France overtaking Britain as Gulf States’ main European ally
On Tuesday, Hollande won a £4.5 billion defense contract to sell 24 Rafale fighter jets to Qatar.
He also attended a key Arab summit in Saudi Arabia with leaders of the six Gulf Cooperation Council members – Saudi Arabia, Kuwait, the United Arab Emirates, Qatar, Bahrain, and Oman – as the first western leader to do so.
They discussed the crises in Yemen and Syria.
Hollande held talks with the Qatari Emir Tamim bin Hamad Al-Thani on Monday before continuing his journey to Saudi Arabia, seeking to strengthen political and business ties with the Gulf States.
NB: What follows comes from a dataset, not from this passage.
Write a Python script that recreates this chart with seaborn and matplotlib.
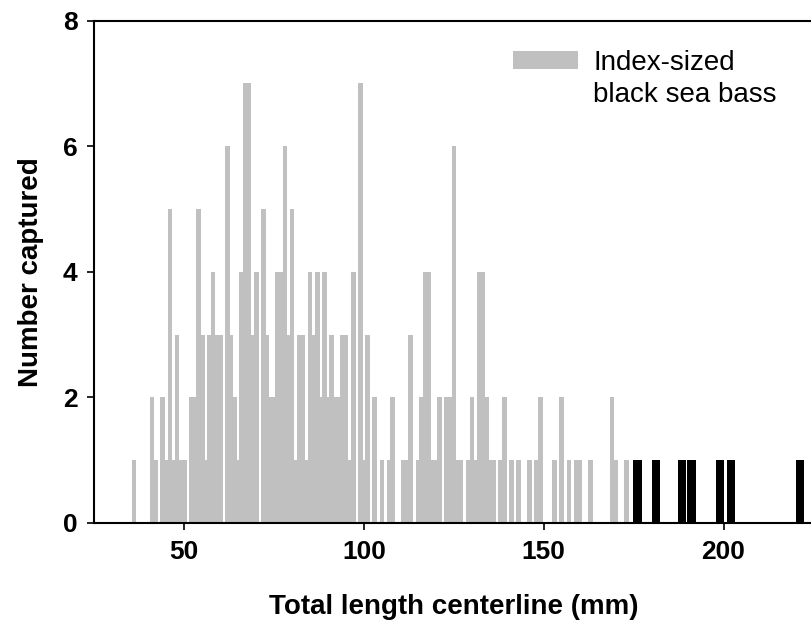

Mustafa Alani, of the Gulf Research Centre, commented on the role the UK and France play in the region. “With Britain there is the sense that when you deal with the Americans you buy one, get one free” he told the Times.
“There is a romance with the British in the region because of the history. We won’t lose that, but in terms of policy we don’t know where the British stand. The French have a voice and we can hear it.”
Iran’s nuclear program and current talks between the West and Iran to achieve a deal were also on the agenda at the summit.
Hollande and Saudi Arabia’s King Salman released a statement together on the issue.
“France and Saudi Arabia confirmed the necessity to reach a robust, lasting, verifiable, undisputed and binding deal with Iran,” the two leaders said. “This agreement must not destabilize the security and stability of the region nor threaten the security and stability of Iran’s neighbors.”
Britain has secured several large arms deals with Gulf States, most notably with Qatar and Saudi Arabia. The latter is Britain’s biggest single arms market. In 2007, the UK signed a £20 billion deal with Saudi Arabia to supply 72 Eurofighter Typhoons – the UK’s biggest defense contract yet.
Last year, the UK signed an agreement with Bahrain for a permanent naval base. It also signed a deal with Qatar agreeing to share intelligence and deepen ties and cooperation between their security agencies.